Virtual Solidarity with Myanmar in South Korea through Hashtag Activism
Social media has played a critical role in the formation of international solidarity with Myanmar citizens in protesting the Myanmar coup. Due to this, the military junta has prosecuted journalists, and assaults on non-governmental media in Myanmar continue to take place, with the Myanmar military government blocking Twitter, Instagram, etc. However, the citizens of Myanmar and journalists have been braving blackouts and crackdowns to make sure that the world stays focused on what is happening in the country. For example, on June 14, Cape Diamond, a journalist covering Myanmar for global media outlets, tweeted the link to a Human Rights Watch report covering violence by the country’s military. Within hours, more than 2,000 quoted tweets and retweets, mostly in the form of hashtags, were circulated throughout the world.
In South Korea, solidarity with Myanmar in the form of hashtag activism has been strong. Many Koreans have expressed ongoing, enthusiastic support for the Myanmar civil disobedience movement. One way of delineating South Korean civil society’s solidarity activities supporting the Myanmar civil disobedience movement is by analyzing Google search trends and social media trends.

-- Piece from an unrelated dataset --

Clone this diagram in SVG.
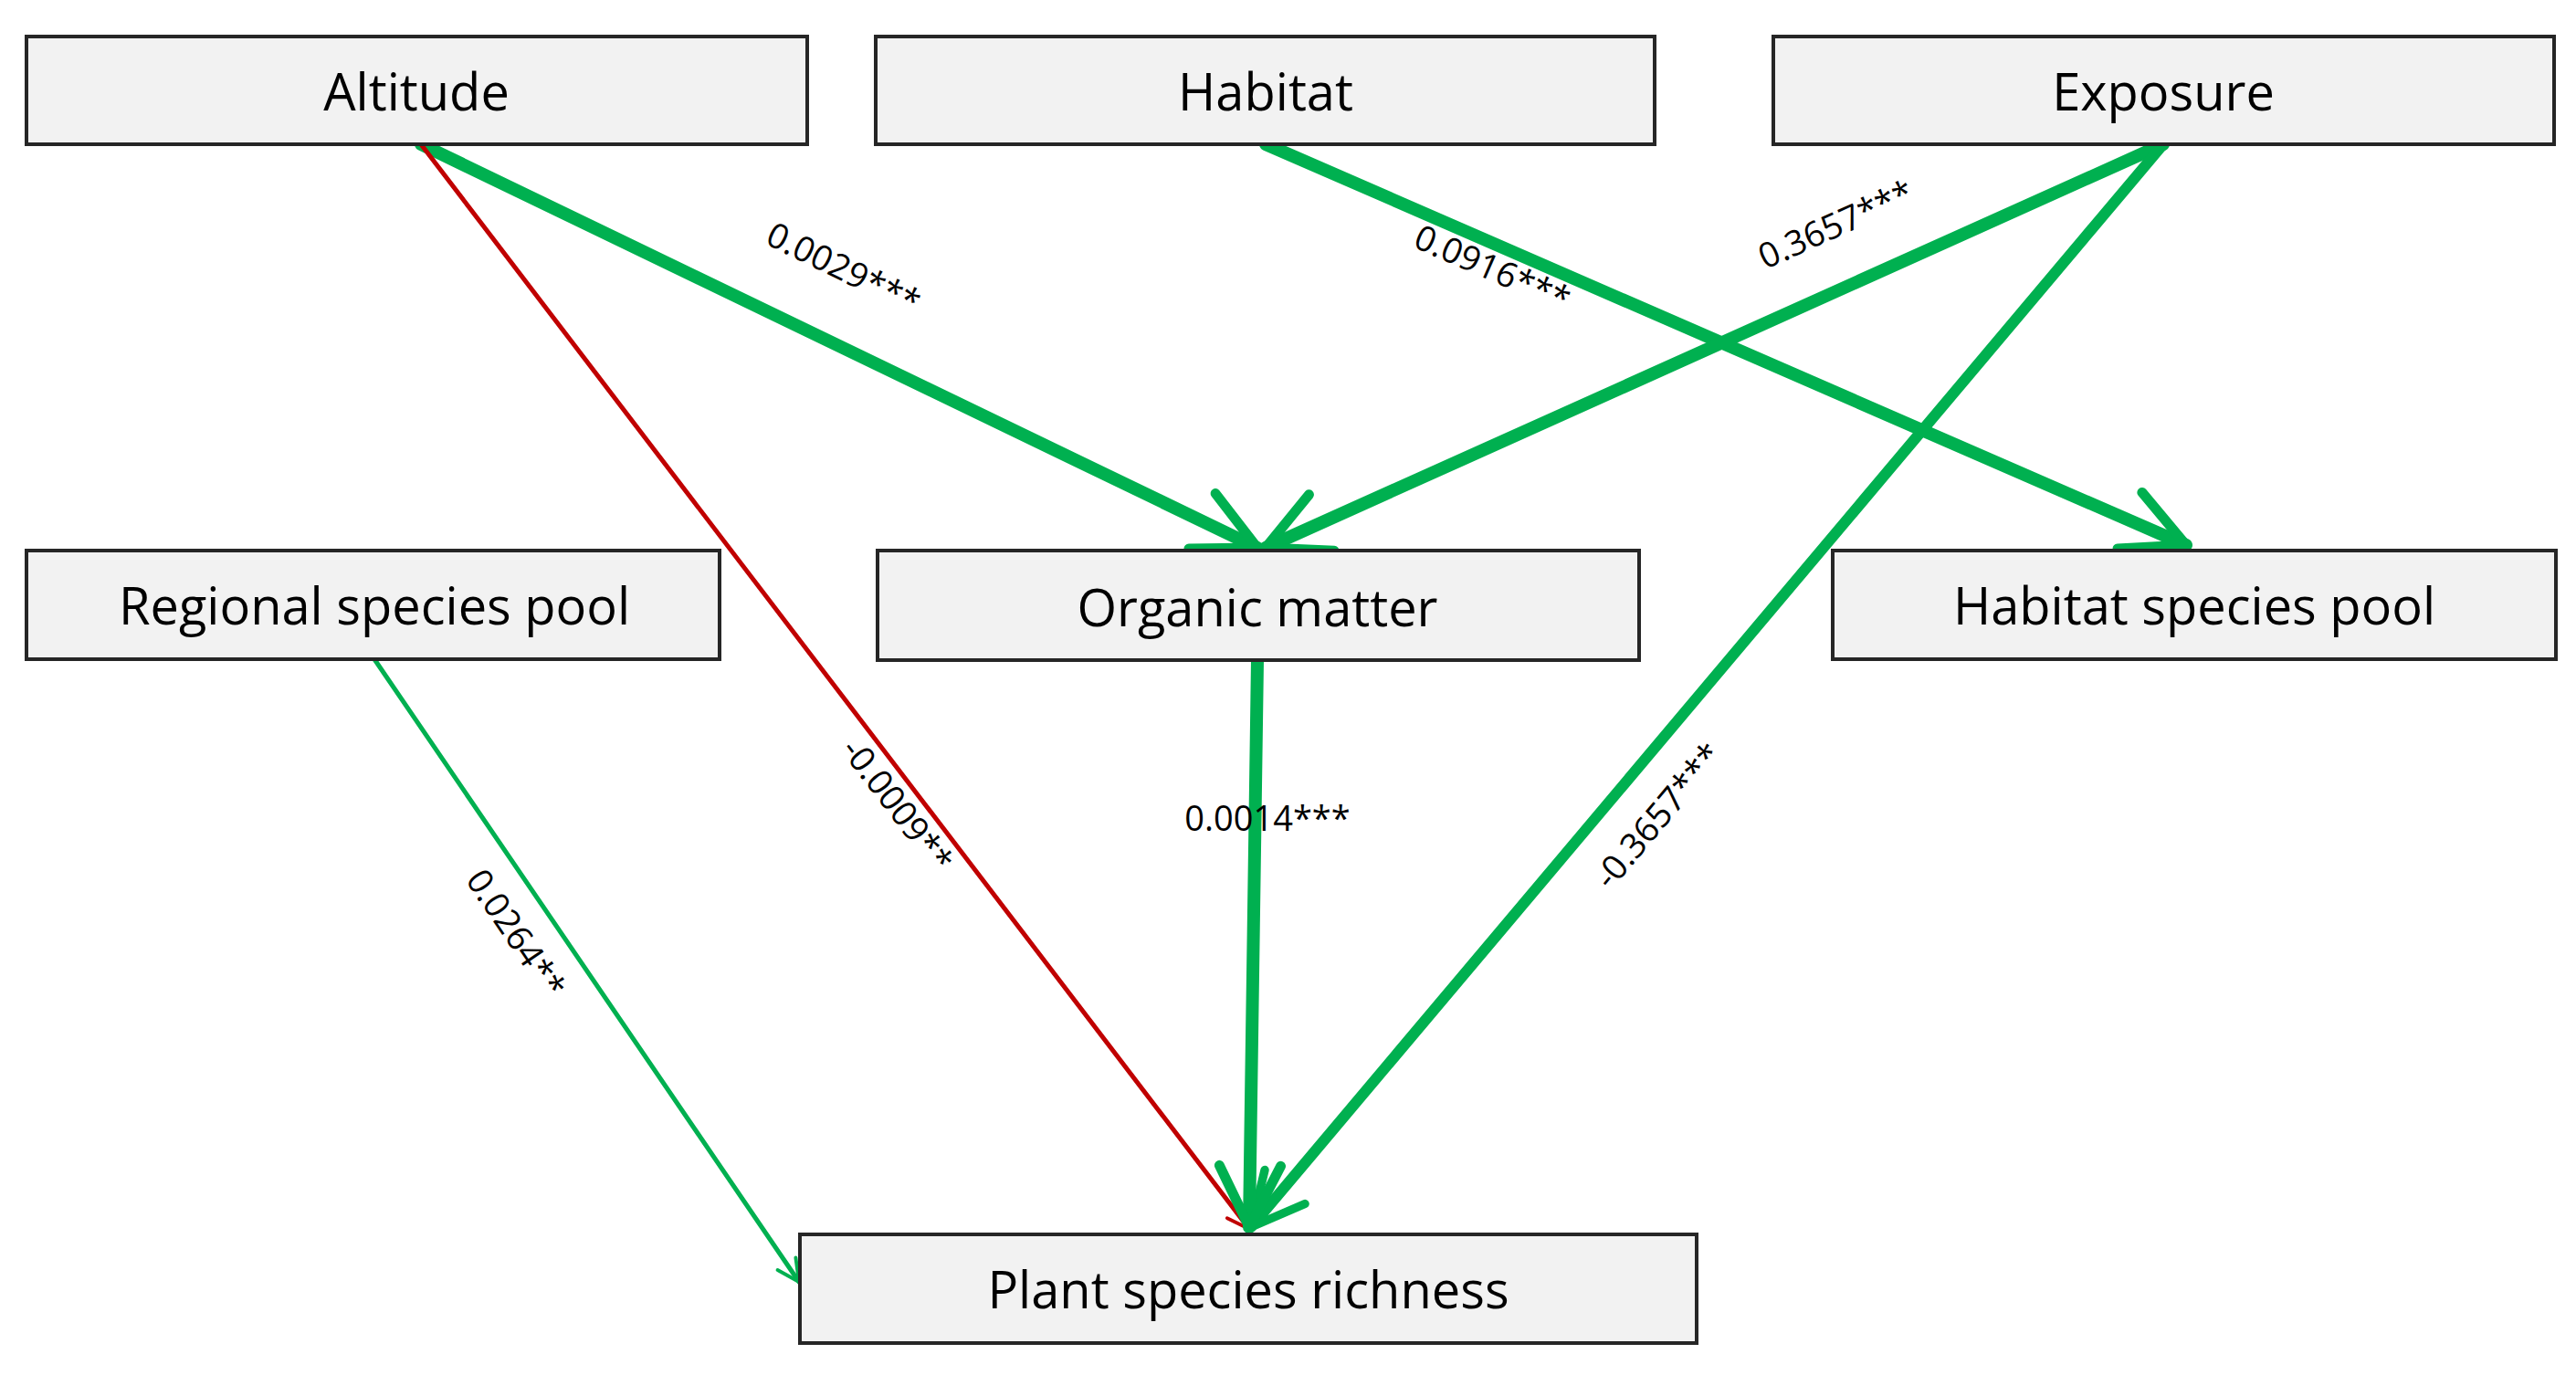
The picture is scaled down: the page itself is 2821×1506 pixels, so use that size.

An analysis of Google searches on Myanmar within South Korea, prior to and after the Myanmar coup, shows that search numbers peaked on the day of incident [Fig. 1]. The second spike occurred the day after the first massacre on March 4, when at least 39 people were killed. The third spike dates to March 29, when the military killed more than 100 anti-coup protesters in Myanmar. After doing so, military generals threw a party to celebrate Armed Forces Day, angering many Koreans. On April 10, Myanmar security forces killed over 80 citizens with rifle grenades in an infamously violent incident, and Google searches for Myanmar spiked once again.
The spatial patterning of Google searches on Myanmar within South Korea reveals that, of all the provinces and major cities, the city of Gwangju witnessed the highest number of searches. This is significant because Gwangju is where a pro-democracy movement was suppressed by the military junta in 1980, during which hundreds of citizens were killed or went missing. It appears that the current demonstrations taking place in Myanmar, protesting the coup and the military’s violent crackdowns, are not something that the people of Gwangju can ignore. Noting the similarities between the May 18 Gwangju Democratic Uprising that arose 41 years ago and the ongoing Civil Disobedience Movement in Myanmar, Gwangju citizens have been voicing solidarity with Myanmar citizens and carrying out various activities to support the Southeast Asian country’s pro-democracy movement.
In terms of social media, 877,068 data points were collected for the period spanning from January 1 to July 31, 2021. The data points include tweets, YouTube and Instagram uploads, and news articles, with tweets accounting for 98% of these data points. Interestingly enough, the pattern for peaks in social media interest in Myanmar was found to differ from the patterns for Google searches [Fig. 2]. This may be because Google searches tend to represent the seeking of information by the public, whereas social media posts represent people’s reaction to events and opinion forming.
Fig. 1: Graph showing the Google Search Trends for Myanmar from users based in South Korea (Jan 1 - July 31, 2021).
Fig. 2: Graph showing the Social Media Analysis Trends for Myanmar from users based in South Korea (Jan 1 - July 31, 2021 - Twitter, YouTube, Instagram, News).
Tweets about Myanmar increased by 1800%, compared to the same period of the previous year. Interestingly enough, the number of social media posts was higher on Myanmar on March 7, a day after the South Korean President Moon Jae-in talked about the Myanmar situation, compared to the number of posts from March 4, when the first massacre of Myanmar demonstrators took place. President Moon had written on social media that “The use of violence against the people of Myanmar must stop now. There should be no more loss of life.” The peak in social media interest in Myanmar remained strong for several days, possibly fueled by events such as the show of solidarity that took place in Gwangju every Saturday in March by more than 100 civic organizations. March 22 witnessed another peak of interest. Events that preceded this peak include the March 12 public demonstration by Buddhist monks and Myanmar activists, who marched from Myanmar’s embassy in Seoul to the office of the UN Human Rights Council, where they prostrated themselves. That same day, the Ministry of Justice announced that special stay permits would be given to Myanmar nationals on humanitarian grounds.
The patterns present in the Google search trends and social media trends indicate that South Koreans have consistently shown interest in the Myanmar fight for democracy, but there have been fluctuations in the degree of that interest. An interesting fact revealed though the analysis is that the degree of interest shown by Koreans has been heavily influenced by statements made by the Korean government, public figures, civil organization protests, as well as the tragic violence by the military junta.